When representing buyers of Mexican real estate, our firm helps protect and enforce their rights under U.S. law, where applicable, and works with Mexican lawyers to protect and enforce their rights under Mexican law. When representing sellers, developers and real estate brokers/agents, we advise on structuring transactions and procedures in order not to violate applicable laws and regulations and contractual obligations.

Investors and securities laws

Depending on the facts and the structure of the investment, the investors’ rights may be governed by Mexican, U.S federal, and/or U.S. state statutory law (including securities laws), in addition to the terms of the applicable contractual agreements (which themselves could be governed by Mexican, U.S federal, and/or U.S. state statutory law).

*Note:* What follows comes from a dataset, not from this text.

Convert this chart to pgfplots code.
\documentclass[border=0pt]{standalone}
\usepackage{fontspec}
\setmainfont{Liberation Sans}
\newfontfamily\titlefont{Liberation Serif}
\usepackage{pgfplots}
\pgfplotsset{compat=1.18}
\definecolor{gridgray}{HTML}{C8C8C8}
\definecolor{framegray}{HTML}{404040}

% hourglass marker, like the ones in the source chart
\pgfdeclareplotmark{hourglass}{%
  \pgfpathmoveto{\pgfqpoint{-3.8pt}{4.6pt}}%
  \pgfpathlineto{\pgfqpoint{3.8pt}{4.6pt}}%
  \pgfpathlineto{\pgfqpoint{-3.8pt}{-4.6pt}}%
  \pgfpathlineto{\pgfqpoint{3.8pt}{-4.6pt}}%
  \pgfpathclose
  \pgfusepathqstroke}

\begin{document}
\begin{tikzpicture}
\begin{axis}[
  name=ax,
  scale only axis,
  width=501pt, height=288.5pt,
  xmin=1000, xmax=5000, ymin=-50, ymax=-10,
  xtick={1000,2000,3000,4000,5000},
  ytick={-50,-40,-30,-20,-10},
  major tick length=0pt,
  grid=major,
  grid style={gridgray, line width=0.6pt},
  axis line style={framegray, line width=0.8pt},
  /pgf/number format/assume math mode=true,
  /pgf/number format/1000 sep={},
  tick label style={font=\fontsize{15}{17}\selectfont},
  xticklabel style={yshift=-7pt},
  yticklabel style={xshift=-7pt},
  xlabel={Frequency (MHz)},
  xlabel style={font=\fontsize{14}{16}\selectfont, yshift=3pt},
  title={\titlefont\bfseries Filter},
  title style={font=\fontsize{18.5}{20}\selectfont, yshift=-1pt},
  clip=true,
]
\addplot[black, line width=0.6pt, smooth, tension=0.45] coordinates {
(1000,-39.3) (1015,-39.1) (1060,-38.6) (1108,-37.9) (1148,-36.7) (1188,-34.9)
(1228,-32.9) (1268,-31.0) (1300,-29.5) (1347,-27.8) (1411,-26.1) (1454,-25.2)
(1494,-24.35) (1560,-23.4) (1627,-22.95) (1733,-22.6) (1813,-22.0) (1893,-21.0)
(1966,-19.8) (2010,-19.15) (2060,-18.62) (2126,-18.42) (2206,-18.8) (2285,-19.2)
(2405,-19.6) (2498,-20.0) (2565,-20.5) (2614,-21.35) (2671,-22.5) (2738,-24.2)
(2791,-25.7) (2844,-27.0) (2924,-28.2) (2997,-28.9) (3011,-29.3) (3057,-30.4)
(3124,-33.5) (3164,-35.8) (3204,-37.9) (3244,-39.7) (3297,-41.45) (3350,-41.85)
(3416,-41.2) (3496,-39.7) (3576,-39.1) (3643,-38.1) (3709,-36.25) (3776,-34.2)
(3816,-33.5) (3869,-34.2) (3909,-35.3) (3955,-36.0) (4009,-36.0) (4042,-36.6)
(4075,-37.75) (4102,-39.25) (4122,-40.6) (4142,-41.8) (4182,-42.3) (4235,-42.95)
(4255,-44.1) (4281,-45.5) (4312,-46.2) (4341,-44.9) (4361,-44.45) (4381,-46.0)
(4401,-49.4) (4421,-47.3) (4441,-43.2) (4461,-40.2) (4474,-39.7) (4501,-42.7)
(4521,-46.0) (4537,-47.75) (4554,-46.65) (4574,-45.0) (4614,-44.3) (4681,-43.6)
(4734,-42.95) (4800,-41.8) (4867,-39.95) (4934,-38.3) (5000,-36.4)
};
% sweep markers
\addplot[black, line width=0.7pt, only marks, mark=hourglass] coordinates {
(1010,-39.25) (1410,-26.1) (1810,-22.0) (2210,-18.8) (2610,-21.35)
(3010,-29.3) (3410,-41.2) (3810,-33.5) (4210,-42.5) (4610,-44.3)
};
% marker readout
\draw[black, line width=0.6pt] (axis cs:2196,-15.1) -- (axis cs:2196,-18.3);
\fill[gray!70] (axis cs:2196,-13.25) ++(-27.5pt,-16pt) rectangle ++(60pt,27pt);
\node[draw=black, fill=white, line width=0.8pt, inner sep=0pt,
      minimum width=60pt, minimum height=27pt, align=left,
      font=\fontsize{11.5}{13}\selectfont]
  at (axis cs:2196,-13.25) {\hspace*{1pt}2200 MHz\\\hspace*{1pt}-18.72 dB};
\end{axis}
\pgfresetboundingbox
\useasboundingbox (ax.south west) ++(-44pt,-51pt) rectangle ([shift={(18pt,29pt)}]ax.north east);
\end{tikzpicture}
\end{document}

When representing investors, our firm helps protect and enforce their rights under U.S. law, where applicable, and works with Mexican lawyers to protect and enforce their rights under Mexican law. When representing developers, we advise on structuring transactions and procedures in order not to violate applicable laws and regulations and contractual obligations.

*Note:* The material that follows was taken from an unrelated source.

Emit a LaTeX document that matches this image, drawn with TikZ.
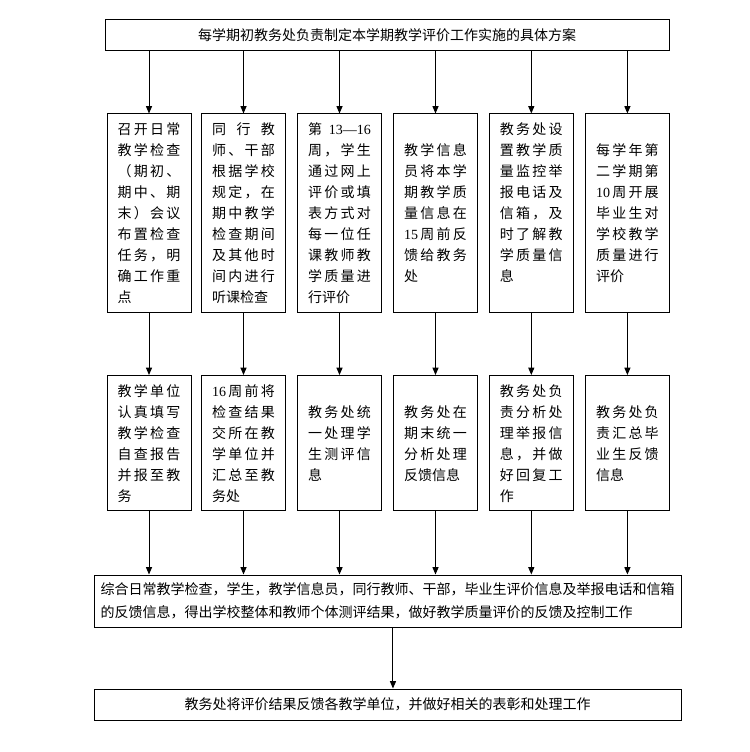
\documentclass[tikz,border=0pt]{standalone}
\usepackage{fontspec}
\newfontfamily\cjk{Noto Sans CJK SC}
\newfontfamily\tnr{Liberation Serif}
\usetikzlibrary{arrows.meta}
\newlength\lw \setlength\lw{47pt}
\def\sline#1{\makebox[\lw][s]{\sfirst#1\relax}}
\def\sfirst#1{#1\srest}
\def\srest#1{\ifx#1\relax\else\hfil#1\expandafter\srest\fi}
\def\lline#1{\makebox[\lw][l]{#1}}
\begin{document}
\begin{tikzpicture}[x=0.75pt,y=-0.75pt,
  colbox/.style={draw,line width=0.75pt,inner sep=0pt,minimum width=63pt,align=left,
    font=\cjk\fontsize{10.5pt}{15.75pt}\selectfont},
  rowa/.style={colbox,minimum height=148.5pt},
  rowb/.style={colbox,minimum height=101.6pt},
  widebox/.style={draw,line width=0.75pt,inner sep=0pt,minimum width=440.25pt,
    font=\cjk\fontsize{10.5pt}{17pt}\selectfont},
  arr/.style={line width=0.75pt,-{Triangle[length=5.5pt,width=4.5pt]}}]
\useasboundingbox (0,0) rectangle (749,752);
\fill[white] (0,0) rectangle (749,752);
\node[widebox,minimum width=423pt,minimum height=23.25pt] (top) at (387,35)
  {每学期初教务处负责制定本学期教学评价工作实施的具体方案};
% row 1
\node[rowa] (a1) at (149,213) {\sline{召开日常}\\\sline{教学检查}\\\sline{（期初、}\\\sline{期中、期}\\\sline{末）会议}\\\sline{布置检查}\\\sline{任务，明}\\\sline{确工作重}\\\lline{点}};
\node[rowa] (a2) at (243.5,213) {\sline{同行教}\\\sline{师、干部}\\\sline{根据学校}\\\sline{规定，在}\\\sline{期中教学}\\\sline{检查期间}\\\sline{及其他时}\\\sline{间内进行}\\\lline{听课检查}};
\node[rowa] (a3) at (339.5,213) {\makebox[\lw][s]{第\hfil{\tnr 13—16}}\\\sline{周，学生}\\\sline{通过网上}\\\sline{评价或填}\\\sline{表方式对}\\\sline{每一位任}\\\sline{课教师教}\\\sline{学质量进}\\\lline{行评价}};
\node[rowa] (a4) at (435.5,213) {\sline{教学信息}\\\sline{员将本学}\\\sline{期教学质}\\\sline{量信息在}\\\makebox[\lw][s]{{\tnr 15}\hfil 周\hfil 前\hfil 反}\\\sline{馈给教务}\\\lline{处}};
\node[rowa] (a5) at (531.3,213) {\sline{教务处设}\\\sline{置教学质}\\\sline{量监控举}\\\sline{报电话及}\\\sline{信箱，及}\\\sline{时了解教}\\\sline{学质量信}\\\lline{息}\\\lline{\phantom{息}}};
\node[rowa] (a6) at (627.4,213) {\sline{每学年第}\\\sline{二学期第}\\\makebox[\lw][s]{{\tnr 10}\hfil 周\hfil 开\hfil 展}\\\sline{毕业生对}\\\sline{学校教学}\\\sline{质量进行}\\\lline{评价}};
% row 2
\node[rowb] (b1) at (149,443.25) {\sline{教学单位}\\\sline{认真填写}\\\sline{教学检查}\\\sline{自查报告}\\\sline{并报至教}\\\lline{务}};
\node[rowb] (b2) at (243.5,443.25) {\makebox[\lw][s]{{\tnr 16}\hfil 周\hfil 前\hfil 将}\\\sline{检查结果}\\\sline{交所在教}\\\sline{学单位并}\\\sline{汇总至教}\\\lline{务处}};
\node[rowb] (b3) at (339.5,443.25) {\sline{教务处统}\\\sline{一处理学}\\\sline{生测评信}\\\lline{息}};
\node[rowb] (b4) at (435.5,443.25) {\sline{教务处在}\\\sline{期末统一}\\\sline{分析处理}\\\lline{反馈信息}};
\node[rowb] (b5) at (531.3,443.25) {\sline{教务处负}\\\sline{责分析处}\\\sline{理举报信}\\\sline{息，并做}\\\sline{好回复工}\\\lline{作}};
\node[rowb] (b6) at (627.4,443.25) {\sline{教务处负}\\\sline{责汇总毕}\\\sline{业生反馈}\\\lline{信息}};
% bottom boxes
\node[widebox,minimum height=39pt,align=left] (comb) at (387.5,601)
  {综合日常教学检查，学生，教学信息员，同行教师、干部，毕业生评价信息及举报电话和信箱\\的反馈信息，得出学校整体和教师个体测评结果，做好教学质量评价的反馈及控制工作};
\node[widebox,minimum height=23.25pt] (fin) at (387.5,704.5)
  {教务处将评价结果反馈各教学单位，并做好相关的表彰和处理工作};
% arrows
\foreach \i in {1,...,6}{
  \draw[arr] (top.south -| a\i.north) -- (a\i.north);
  \draw[arr] (a\i.south) -- (b\i.north);
  \draw[arr] (b\i.south) -- (b\i.south |- comb.north);
}
\coordinate (cm) at ([xshift=4.1pt]comb.south);
\draw[arr] (cm) -- (cm |- fin.north);
\end{tikzpicture}
\end{document}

Financing laws and regulations

When U.S. lenders make loans secured by Mexican real estate, then U.S. federal and/or state laws and regulations may apply. Our firm advises U.S. lenders and borrowers regarding loans secured by Mexican real estate. We represent U.S. lenders in the creation and structuring of loan programs and with respect to the documentation and closing of loan transactions, due diligence and lender’s title policies. We also work with Mexican counsel with respect to the creation and foreclosure of Mexican mortgages (hipotecas) and guaranty trusts (fideicomisos de garantía).